**SET PROBLEM:**
Exclude the pictures, then repeat the remaining data exactly.

(Records with drawing code)
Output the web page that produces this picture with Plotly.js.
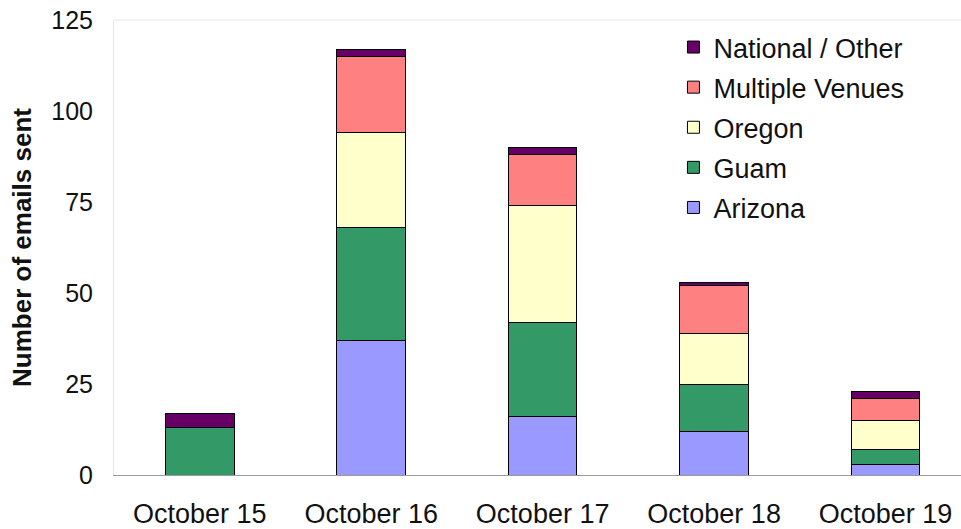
<!DOCTYPE html>
<html>
<head>
<meta charset="utf-8">
<script src="https://cdn.plot.ly/plotly-3.0.1.min.js"></script>
<style>html,body{margin:0;padding:0;background:#fff;overflow:hidden}#chart{width:961px;height:529px}</style>
</head>
<body>
<div id="chart"></div>
<script>
const categories = ["October 15", "October 16", "October 17", "October 18", "October 19"];
const seriesNames = ["Arizona", "Guam", "Oregon", "Multiple Venues", "National / Other"];
const arizona = [0, 37, 16, 12, 3];
const guam = [13, 31, 26, 13, 4];
const oregon = [0, 26, 32, 14, 8];
const multipleVenues = [0, 21, 14, 13, 6];
const nationalOther = [4, 2, 2, 1, 2];
const yTicks = [0, 25, 50, 75, 100, 125];

const seriesValues = [arizona, guam, oregon, multipleVenues, nationalOther];
const colors = ["#9999FF", "#339966", "#FFFFCC", "#FF8080", "#660066"];

const FONT = "Liberation Sans, Arial, sans-serif";
const traces = seriesNames.map((name, i) => ({
  type: "bar",
  name: name,
  x: categories,
  y: seriesValues[i],
  legendgroup: "g" + i,
  legendrank: 1000 - i,
  marker: { color: colors[i], line: { color: "#000", width: 1 } },
  hoverinfo: "x+y+name"
}));

const layout = {
  width: 961,
  height: 529,
  barmode: "stack",
  bargap: 0.6,
  paper_bgcolor: "#fff",
  plot_bgcolor: "#fff",
  margin: { l: 114, r: 0, t: 20, b: 54, pad: 0 },
  font: { family: FONT, color: "#111" },
  showlegend: true,
  legend: {
    x: 0.6605, xanchor: "left",
    y: 0.9934, yanchor: "top",
    traceorder: "grouped",
    tracegroupgap: 2,
    font: { family: FONT, size: 27, color: "#111" },
    bgcolor: "rgba(255,255,255,0)",
    borderwidth: 0
  },
  xaxis: {
    type: "category",
    range: [-0.5, 4.44],
    showgrid: false,
    zeroline: false,
    showline: true,
    linecolor: "#9a9a9a",
    linewidth: 1,
    ticks: "outside",
    ticklen: 15,
    tickcolor: "rgba(0,0,0,0)",
    tickfont: { family: FONT, size: 27, color: "#111" }
  },
  yaxis: {
    range: [0, 125],
    tickvals: yTicks,
    ticktext: yTicks.map(String),
    showgrid: false,
    zeroline: false,
    showline: true,
    linecolor: "#e6e6e6",
    linewidth: 1,
    ticks: "outside",
    ticklen: 15,
    tickcolor: "rgba(0,0,0,0)",
    tickfont: { family: FONT, size: 25, color: "#111" },
    title: { text: "<b>Number of emails sent</b>", font: { family: FONT, size: 26, color: "#111" }, standoff: 12 }
  },
  shapes: [
    { type: "line", xref: "paper", yref: "paper", x0: 0, x1: 1, y0: 1, y1: 1, line: { color: "#e6e6e6", width: 1 } }
  ]
};

Plotly.newPlot("chart", traces, layout, { displayModeBar: false, staticPlot: true });
</script>
</body>
</html>
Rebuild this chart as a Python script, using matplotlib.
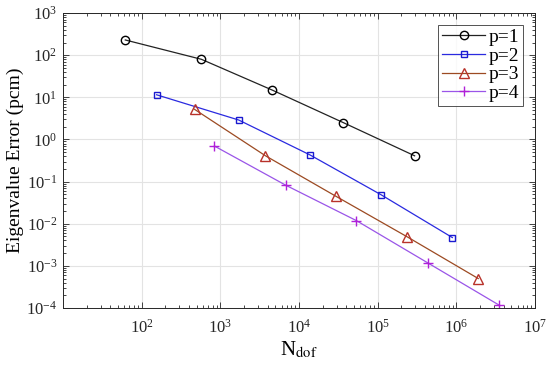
import numpy as np
import matplotlib
matplotlib.use('Agg')
import matplotlib.pyplot as plt
from matplotlib.ticker import LogLocator, NullFormatter

plt.rcParams['font.family'] = ['Liberation Serif', 'DejaVu Serif']
plt.rcParams['mathtext.fontset'] = 'stix'

# values
ndof_p1 = [62, 575, 4600, 36800, 295000]
err_p1 = [230, 80, 14.8, 2.5, 0.41]
ndof_p2 = [155, 1710, 13800, 110000, 890000]
err_p2 = [11.5, 2.9, 0.43, 0.049, 0.0047]
ndof_p3 = [470, 3750, 29400, 237000, 1.9e6]
err_p3 = [5.2, 0.41, 0.045, 0.0049, 0.0005]
ndof_p4 = [840, 6800, 53500, 436000, 3.5e6]
err_p4 = [0.70, 0.082, 0.0119, 0.00117, 0.000117]
labels = ['p=1', 'p=2', 'p=3', 'p=4']

fig = plt.figure(figsize=(5.5, 3.74), dpi=100)
ax = fig.add_axes([0.1145, 0.1765, 0.8582, 0.7885])

ax.plot(ndof_p1, err_p1, '-o', color='#222222', lw=0.9, ms=6,
        mfc='none', mec='black', mew=1.0, label=labels[0])
ax.plot(ndof_p2, err_p2, '-s', color='#2a2ae0', lw=0.9, ms=5,
        mfc='none', mec='#1a1ad0', mew=1.0, label=labels[1])
ax.plot(ndof_p3, err_p3, '-^', color='#9c4a22', lw=0.9, ms=7,
        mfc='none', mec='#b8322a', mew=1.0, label=labels[2])
ax.plot(ndof_p4, err_p4, '-+', color='#9a55e8', lw=0.9, ms=7,
        mec='#b020d8', mew=1.0, label=labels[3])

ax.set_xscale('log')
ax.set_yscale('log')
ax.set_xlim(1e1, 1e7)
ax.set_ylim(1e-4, 1e3)
ax.set_xticks([1e2, 1e3, 1e4, 1e5, 1e6, 1e7])
ax.set_yticks([10.0 ** k for k in range(-4, 4)])
ax.xaxis.set_minor_locator(LogLocator(base=10, subs=np.arange(2, 10), numticks=20))
ax.yaxis.set_minor_locator(LogLocator(base=10, subs=np.arange(2, 10), numticks=20))
ax.xaxis.set_minor_formatter(NullFormatter())
ax.yaxis.set_minor_formatter(NullFormatter())

ax.grid(True, which='major', color='#e3e3e3', lw=0.8)
ax.set_axisbelow(True)
ax.tick_params(which='both', direction='in', top=True, right=True,
               labelsize=12, colors='#262626', width=0.6)
ax.tick_params(axis='y', which='major', length=4, pad=4)
ax.tick_params(axis='x', which='major', length=4, pad=8)
ax.tick_params(which='minor', length=2)
for s in ax.spines.values():
    s.set_color('#262626')
    s.set_linewidth(0.7)

ax.set_xlabel(r'N$_{\mathrm{dof}}$', fontsize=15, labelpad=2)
ax.set_ylabel('Eigenvalue Error (pcm)', fontsize=14)
ax.yaxis.set_label_coords(-0.083, 0.5)

leg = ax.legend(loc='upper right', fontsize=14, frameon=True, fancybox=False,
                edgecolor='#262626', handlelength=2.2, borderpad=0.2,
                labelspacing=0.05, handletextpad=0.2, borderaxespad=0.6)
leg.get_frame().set_linewidth(0.7)

fig.savefig('out.png', dpi=100)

**SOLUTION:**
Output the web page that produces this picture with Plotly.js.
<!DOCTYPE html>
<html>
<head>
<meta charset="utf-8">
<script src="https://cdn.plot.ly/plotly-3.0.1.min.js"></script>
<style>html,body{margin:0;padding:0;background:#fff;overflow:hidden}#chart{width:961px;height:529px}</style>
</head>
<body>
<div id="chart"></div>
<script>
const categories = ["October 15", "October 16", "October 17", "October 18", "October 19"];
const seriesNames = ["Arizona", "Guam", "Oregon", "Multiple Venues", "National / Other"];
const arizona = [0, 37, 16, 12, 3];
const guam = [13, 31, 26, 13, 4];
const oregon = [0, 26, 32, 14, 8];
const multipleVenues = [0, 21, 14, 13, 6];
const nationalOther = [4, 2, 2, 1, 2];
const yTicks = [0, 25, 50, 75, 100, 125];

const seriesValues = [arizona, guam, oregon, multipleVenues, nationalOther];
const colors = ["#9999FF", "#339966", "#FFFFCC", "#FF8080", "#660066"];

const FONT = "Liberation Sans, Arial, sans-serif";
const traces = seriesNames.map((name, i) => ({
  type: "bar",
  name: name,
  x: categories,
  y: seriesValues[i],
  legendgroup: "g" + i,
  legendrank: 1000 - i,
  marker: { color: colors[i], line: { color: "#000", width: 1 } },
  hoverinfo: "x+y+name"
}));

const layout = {
  width: 961,
  height: 529,
  barmode: "stack",
  bargap: 0.6,
  paper_bgcolor: "#fff",
  plot_bgcolor: "#fff",
  margin: { l: 114, r: 0, t: 20, b: 54, pad: 0 },
  font: { family: FONT, color: "#111" },
  showlegend: true,
  legend: {
    x: 0.6605, xanchor: "left",
    y: 0.9934, yanchor: "top",
    traceorder: "grouped",
    tracegroupgap: 2,
    font: { family: FONT, size: 27, color: "#111" },
    bgcolor: "rgba(255,255,255,0)",
    borderwidth: 0
  },
  xaxis: {
    type: "category",
    range: [-0.5, 4.44],
    showgrid: false,
    zeroline: false,
    showline: true,
    linecolor: "#9a9a9a",
    linewidth: 1,
    ticks: "outside",
    ticklen: 15,
    tickcolor: "rgba(0,0,0,0)",
    tickfont: { family: FONT, size: 27, color: "#111" }
  },
  yaxis: {
    range: [0, 125],
    tickvals: yTicks,
    ticktext: yTicks.map(String),
    showgrid: false,
    zeroline: false,
    showline: true,
    linecolor: "#e6e6e6",
    linewidth: 1,
    ticks: "outside",
    ticklen: 15,
    tickcolor: "rgba(0,0,0,0)",
    tickfont: { family: FONT, size: 25, color: "#111" },
    title: { text: "<b>Number of emails sent</b>", font: { family: FONT, size: 26, color: "#111" }, standoff: 12 }
  },
  shapes: [
    { type: "line", xref: "paper", yref: "paper", x0: 0, x1: 1, y0: 1, y1: 1, line: { color: "#e6e6e6", width: 1 } }
  ]
};

Plotly.newPlot("chart", traces, layout, { displayModeBar: false, staticPlot: true });
</script>
</body>
</html>
Rebuild this chart as a Python script, using matplotlib.
import numpy as np
import matplotlib
matplotlib.use('Agg')
import matplotlib.pyplot as plt
from matplotlib.ticker import LogLocator, NullFormatter

plt.rcParams['font.family'] = ['Liberation Serif', 'DejaVu Serif']
plt.rcParams['mathtext.fontset'] = 'stix'

# values
ndof_p1 = [62, 575, 4600, 36800, 295000]
err_p1 = [230, 80, 14.8, 2.5, 0.41]
ndof_p2 = [155, 1710, 13800, 110000, 890000]
err_p2 = [11.5, 2.9, 0.43, 0.049, 0.0047]
ndof_p3 = [470, 3750, 29400, 237000, 1.9e6]
err_p3 = [5.2, 0.41, 0.045, 0.0049, 0.0005]
ndof_p4 = [840, 6800, 53500, 436000, 3.5e6]
err_p4 = [0.70, 0.082, 0.0119, 0.00117, 0.000117]
labels = ['p=1', 'p=2', 'p=3', 'p=4']

fig = plt.figure(figsize=(5.5, 3.74), dpi=100)
ax = fig.add_axes([0.1145, 0.1765, 0.8582, 0.7885])

ax.plot(ndof_p1, err_p1, '-o', color='#222222', lw=0.9, ms=6,
        mfc='none', mec='black', mew=1.0, label=labels[0])
ax.plot(ndof_p2, err_p2, '-s', color='#2a2ae0', lw=0.9, ms=5,
        mfc='none', mec='#1a1ad0', mew=1.0, label=labels[1])
ax.plot(ndof_p3, err_p3, '-^', color='#9c4a22', lw=0.9, ms=7,
        mfc='none', mec='#b8322a', mew=1.0, label=labels[2])
ax.plot(ndof_p4, err_p4, '-+', color='#9a55e8', lw=0.9, ms=7,
        mec='#b020d8', mew=1.0, label=labels[3])

ax.set_xscale('log')
ax.set_yscale('log')
ax.set_xlim(1e1, 1e7)
ax.set_ylim(1e-4, 1e3)
ax.set_xticks([1e2, 1e3, 1e4, 1e5, 1e6, 1e7])
ax.set_yticks([10.0 ** k for k in range(-4, 4)])
ax.xaxis.set_minor_locator(LogLocator(base=10, subs=np.arange(2, 10), numticks=20))
ax.yaxis.set_minor_locator(LogLocator(base=10, subs=np.arange(2, 10), numticks=20))
ax.xaxis.set_minor_formatter(NullFormatter())
ax.yaxis.set_minor_formatter(NullFormatter())

ax.grid(True, which='major', color='#e3e3e3', lw=0.8)
ax.set_axisbelow(True)
ax.tick_params(which='both', direction='in', top=True, right=True,
               labelsize=12, colors='#262626', width=0.6)
ax.tick_params(axis='y', which='major', length=4, pad=4)
ax.tick_params(axis='x', which='major', length=4, pad=8)
ax.tick_params(which='minor', length=2)
for s in ax.spines.values():
    s.set_color('#262626')
    s.set_linewidth(0.7)

ax.set_xlabel(r'N$_{\mathrm{dof}}$', fontsize=15, labelpad=2)
ax.set_ylabel('Eigenvalue Error (pcm)', fontsize=14)
ax.yaxis.set_label_coords(-0.083, 0.5)

leg = ax.legend(loc='upper right', fontsize=14, frameon=True, fancybox=False,
                edgecolor='#262626', handlelength=2.2, borderpad=0.2,
                labelspacing=0.05, handletextpad=0.2, borderaxespad=0.6)
leg.get_frame().set_linewidth(0.7)

fig.savefig('out.png', dpi=100)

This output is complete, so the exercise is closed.